I've written blog style today for a quick overview of the energy sector, and how to trade it in the coming week:
- The word Thursday morning from the Organisation of Petroleum Exporting Countries (OPEC) meeting in Vienna was an unsurprising zero: There will be no output changes from the member states and no appointment of a new secretary -- whose nationality might give some insight into the cartel's organizational direction over the next few years. Will he be an ally of Saudi Arabia, willing to change outputs to match demands and price? Or will he be an ally of Iran, needing to pump the maximum, regardless of the economics, to fund a shaky economy? For now, the status quo in output indicates a bearish price move, as shale oil from the U.S. has affected total global supply while demand is only slowly recovering, now at only 88 million barrels per day. I continue to believe that oil is not a sale: Though the fundamentals indicate a drop, there is still correlation with rising stock indices and the financial balloons I wrote about extensively in my book, Oil's Endless Bid. I do not see prices going below $87 per barrel in the near-term, with upside potential still.
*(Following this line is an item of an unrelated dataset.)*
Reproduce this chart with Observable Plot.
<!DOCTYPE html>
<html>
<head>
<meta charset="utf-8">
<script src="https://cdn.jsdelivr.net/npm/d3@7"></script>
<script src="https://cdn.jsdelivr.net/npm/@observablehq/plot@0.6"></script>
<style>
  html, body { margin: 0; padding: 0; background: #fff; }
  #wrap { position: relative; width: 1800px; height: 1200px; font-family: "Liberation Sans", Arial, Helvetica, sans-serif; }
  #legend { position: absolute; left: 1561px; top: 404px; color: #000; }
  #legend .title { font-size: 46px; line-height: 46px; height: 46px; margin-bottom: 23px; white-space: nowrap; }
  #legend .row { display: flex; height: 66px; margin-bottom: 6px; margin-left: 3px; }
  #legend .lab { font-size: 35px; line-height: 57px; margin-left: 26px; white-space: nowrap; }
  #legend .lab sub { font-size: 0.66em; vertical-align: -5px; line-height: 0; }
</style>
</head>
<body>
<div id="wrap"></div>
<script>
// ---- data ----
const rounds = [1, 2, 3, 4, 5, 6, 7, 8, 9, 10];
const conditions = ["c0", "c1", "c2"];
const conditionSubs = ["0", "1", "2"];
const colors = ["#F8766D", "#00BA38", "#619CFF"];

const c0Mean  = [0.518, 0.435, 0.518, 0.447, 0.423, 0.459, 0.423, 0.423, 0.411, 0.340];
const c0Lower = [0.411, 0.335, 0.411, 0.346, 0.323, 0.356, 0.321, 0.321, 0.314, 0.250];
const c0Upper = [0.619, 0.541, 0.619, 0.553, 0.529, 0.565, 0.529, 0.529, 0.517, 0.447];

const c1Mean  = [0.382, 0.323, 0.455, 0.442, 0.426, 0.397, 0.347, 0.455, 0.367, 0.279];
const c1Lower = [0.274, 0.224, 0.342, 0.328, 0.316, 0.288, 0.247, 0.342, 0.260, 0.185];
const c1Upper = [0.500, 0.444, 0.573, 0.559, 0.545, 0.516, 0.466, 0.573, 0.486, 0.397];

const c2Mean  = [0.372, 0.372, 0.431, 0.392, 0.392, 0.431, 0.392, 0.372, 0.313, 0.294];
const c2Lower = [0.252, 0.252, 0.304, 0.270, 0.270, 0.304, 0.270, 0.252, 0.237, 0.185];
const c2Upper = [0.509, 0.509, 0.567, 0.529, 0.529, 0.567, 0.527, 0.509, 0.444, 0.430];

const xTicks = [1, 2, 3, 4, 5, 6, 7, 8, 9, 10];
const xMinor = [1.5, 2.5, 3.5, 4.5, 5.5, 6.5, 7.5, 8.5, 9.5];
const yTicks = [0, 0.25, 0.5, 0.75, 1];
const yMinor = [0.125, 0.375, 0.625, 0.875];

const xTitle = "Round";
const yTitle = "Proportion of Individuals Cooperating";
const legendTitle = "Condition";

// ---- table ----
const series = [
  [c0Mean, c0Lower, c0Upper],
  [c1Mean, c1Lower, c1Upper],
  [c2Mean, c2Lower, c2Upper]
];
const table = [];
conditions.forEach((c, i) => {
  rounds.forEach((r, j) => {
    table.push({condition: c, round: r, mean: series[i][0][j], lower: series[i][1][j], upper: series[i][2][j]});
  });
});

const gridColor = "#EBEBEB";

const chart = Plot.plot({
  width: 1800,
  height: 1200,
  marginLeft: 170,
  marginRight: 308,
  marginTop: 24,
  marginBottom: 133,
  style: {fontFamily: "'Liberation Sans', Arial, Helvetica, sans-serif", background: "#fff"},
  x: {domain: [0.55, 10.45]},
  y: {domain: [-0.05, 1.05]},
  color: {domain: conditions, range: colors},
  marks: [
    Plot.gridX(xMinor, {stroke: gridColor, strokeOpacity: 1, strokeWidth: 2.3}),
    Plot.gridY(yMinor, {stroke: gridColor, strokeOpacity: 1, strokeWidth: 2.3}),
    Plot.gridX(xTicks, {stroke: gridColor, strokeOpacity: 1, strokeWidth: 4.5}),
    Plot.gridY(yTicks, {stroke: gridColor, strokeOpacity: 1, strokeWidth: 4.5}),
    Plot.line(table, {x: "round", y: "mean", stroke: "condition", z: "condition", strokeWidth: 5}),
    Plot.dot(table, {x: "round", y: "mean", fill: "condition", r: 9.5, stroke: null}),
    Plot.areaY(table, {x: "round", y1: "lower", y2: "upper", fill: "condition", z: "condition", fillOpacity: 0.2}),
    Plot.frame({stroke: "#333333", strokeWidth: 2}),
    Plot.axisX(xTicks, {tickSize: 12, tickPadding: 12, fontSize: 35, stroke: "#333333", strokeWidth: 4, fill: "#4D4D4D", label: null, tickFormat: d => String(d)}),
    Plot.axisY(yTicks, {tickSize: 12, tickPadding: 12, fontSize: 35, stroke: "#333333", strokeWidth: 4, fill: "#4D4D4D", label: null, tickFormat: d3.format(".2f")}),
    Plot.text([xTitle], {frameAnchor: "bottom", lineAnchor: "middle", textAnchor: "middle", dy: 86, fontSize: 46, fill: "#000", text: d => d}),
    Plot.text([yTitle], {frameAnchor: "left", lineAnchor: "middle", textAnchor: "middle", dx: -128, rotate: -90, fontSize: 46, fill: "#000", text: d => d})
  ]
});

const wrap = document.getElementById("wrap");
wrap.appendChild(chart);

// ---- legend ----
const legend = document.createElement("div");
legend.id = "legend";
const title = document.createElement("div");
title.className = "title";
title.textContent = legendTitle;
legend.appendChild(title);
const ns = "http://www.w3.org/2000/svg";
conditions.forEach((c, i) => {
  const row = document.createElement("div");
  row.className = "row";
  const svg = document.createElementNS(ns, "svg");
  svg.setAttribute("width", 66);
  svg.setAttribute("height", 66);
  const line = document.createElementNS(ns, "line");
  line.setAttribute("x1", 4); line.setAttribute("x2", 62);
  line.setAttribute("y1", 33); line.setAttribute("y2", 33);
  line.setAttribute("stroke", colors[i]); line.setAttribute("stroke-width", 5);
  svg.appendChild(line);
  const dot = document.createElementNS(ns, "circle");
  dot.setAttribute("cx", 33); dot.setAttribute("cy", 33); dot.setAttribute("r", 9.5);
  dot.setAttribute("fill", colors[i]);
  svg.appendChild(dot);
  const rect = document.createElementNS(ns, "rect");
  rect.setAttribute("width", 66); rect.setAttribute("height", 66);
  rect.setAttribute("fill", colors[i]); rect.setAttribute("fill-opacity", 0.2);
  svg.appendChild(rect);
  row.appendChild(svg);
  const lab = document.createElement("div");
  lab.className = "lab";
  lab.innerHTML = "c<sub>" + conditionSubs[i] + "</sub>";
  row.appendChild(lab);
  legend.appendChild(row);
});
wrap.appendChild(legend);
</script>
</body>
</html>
- BP (BP) has abandoned development of its enormous $10 billion Mad Dog oil field in the Gulf of Mexico, for now at least. There's a simple case about the money necessary to develop versus the output and price of the underlying crude. I was excited about BP and recommended it based on the further development of Mad Dog. I need to reassess the stock now. I cannot question the decision by BP, but it proves that deepwater assets are fickle and can throw up capex requirements that make them, at least temporarily, uneconomic.
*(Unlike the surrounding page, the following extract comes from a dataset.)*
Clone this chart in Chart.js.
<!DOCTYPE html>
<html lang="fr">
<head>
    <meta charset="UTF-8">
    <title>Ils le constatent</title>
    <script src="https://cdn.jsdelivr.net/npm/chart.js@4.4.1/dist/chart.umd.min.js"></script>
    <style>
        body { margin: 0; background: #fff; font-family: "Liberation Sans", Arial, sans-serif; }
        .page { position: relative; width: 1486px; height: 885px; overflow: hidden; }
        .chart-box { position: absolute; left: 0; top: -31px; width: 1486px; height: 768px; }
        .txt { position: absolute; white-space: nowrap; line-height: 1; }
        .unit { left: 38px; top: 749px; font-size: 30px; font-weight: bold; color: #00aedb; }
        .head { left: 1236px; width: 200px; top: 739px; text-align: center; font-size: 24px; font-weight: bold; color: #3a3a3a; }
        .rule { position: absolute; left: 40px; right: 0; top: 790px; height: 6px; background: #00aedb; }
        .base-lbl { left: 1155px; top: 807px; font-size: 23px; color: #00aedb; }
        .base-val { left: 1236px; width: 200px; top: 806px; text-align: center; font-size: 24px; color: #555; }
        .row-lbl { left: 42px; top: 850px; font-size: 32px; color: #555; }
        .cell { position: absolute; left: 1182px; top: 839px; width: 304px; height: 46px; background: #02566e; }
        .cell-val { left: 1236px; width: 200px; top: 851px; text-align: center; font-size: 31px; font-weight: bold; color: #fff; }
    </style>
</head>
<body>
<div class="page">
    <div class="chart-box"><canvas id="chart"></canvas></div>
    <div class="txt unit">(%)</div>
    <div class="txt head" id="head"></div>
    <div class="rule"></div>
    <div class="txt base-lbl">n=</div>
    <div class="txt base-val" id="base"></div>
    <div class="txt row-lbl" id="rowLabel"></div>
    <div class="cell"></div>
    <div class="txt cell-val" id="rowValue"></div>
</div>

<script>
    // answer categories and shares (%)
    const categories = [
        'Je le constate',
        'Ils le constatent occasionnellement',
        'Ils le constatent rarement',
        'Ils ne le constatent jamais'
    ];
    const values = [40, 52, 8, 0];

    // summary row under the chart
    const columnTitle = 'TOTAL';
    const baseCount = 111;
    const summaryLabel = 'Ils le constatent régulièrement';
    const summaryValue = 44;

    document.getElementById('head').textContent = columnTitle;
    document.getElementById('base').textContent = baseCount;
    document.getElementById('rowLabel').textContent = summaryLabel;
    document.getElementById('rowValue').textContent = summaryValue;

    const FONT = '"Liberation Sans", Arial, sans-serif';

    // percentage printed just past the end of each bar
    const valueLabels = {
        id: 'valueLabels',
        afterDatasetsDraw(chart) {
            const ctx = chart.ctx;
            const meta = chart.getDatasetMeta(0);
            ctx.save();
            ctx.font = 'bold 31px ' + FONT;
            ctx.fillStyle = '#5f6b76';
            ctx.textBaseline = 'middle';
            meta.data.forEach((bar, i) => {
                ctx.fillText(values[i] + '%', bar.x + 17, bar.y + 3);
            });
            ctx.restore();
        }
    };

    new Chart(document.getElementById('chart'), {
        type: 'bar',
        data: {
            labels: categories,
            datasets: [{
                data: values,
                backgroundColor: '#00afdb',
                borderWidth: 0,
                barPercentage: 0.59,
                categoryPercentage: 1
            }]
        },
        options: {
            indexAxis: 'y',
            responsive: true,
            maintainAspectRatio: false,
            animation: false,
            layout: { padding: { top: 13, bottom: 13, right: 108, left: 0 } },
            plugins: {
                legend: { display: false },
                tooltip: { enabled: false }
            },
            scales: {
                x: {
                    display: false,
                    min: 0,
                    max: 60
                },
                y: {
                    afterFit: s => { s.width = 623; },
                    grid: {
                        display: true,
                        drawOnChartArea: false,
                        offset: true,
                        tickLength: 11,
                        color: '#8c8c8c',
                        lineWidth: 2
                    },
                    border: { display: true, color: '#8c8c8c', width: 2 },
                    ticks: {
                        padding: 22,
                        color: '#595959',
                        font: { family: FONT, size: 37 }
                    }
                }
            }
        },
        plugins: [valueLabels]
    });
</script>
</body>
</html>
- In the same vein, Petrobras (PBR) announced that one of its major offshore finds in the Lara field is showing poor flow rates and will need further fracking technologies to release the massive projected reserve there. I've never been a fan of Petrobras, mostly because I feel the government interest is too large and because capital expenditures to develop the Frade field and other offshore assets have been incompetently handled (including the unnecessary building of multi-billion-dollar deepwater rigs). But the Lara field also shows how tough a nut offshore Brazil is to crack: deep and technically challenging. Chevron (CVX) is also deeply engaged in the Frade, by the way.
- Marathon (MRO) has abandoned its sale of Canadian sands assets, which it planned to use in a huge stock buyback plan. Marathon has been a sector leader since spinning off its downstream assets into Marathon Petroleum (MPC). I don't know whether the bids for its Athabasca oils sands assets were weak because of the Keystone XL pipeline issue or because Western Canadian Sour (WCS) crude futures prices have been so weak. But I do believe that Marathon has done too well, too fast. This might slow its parabolic rise a bit.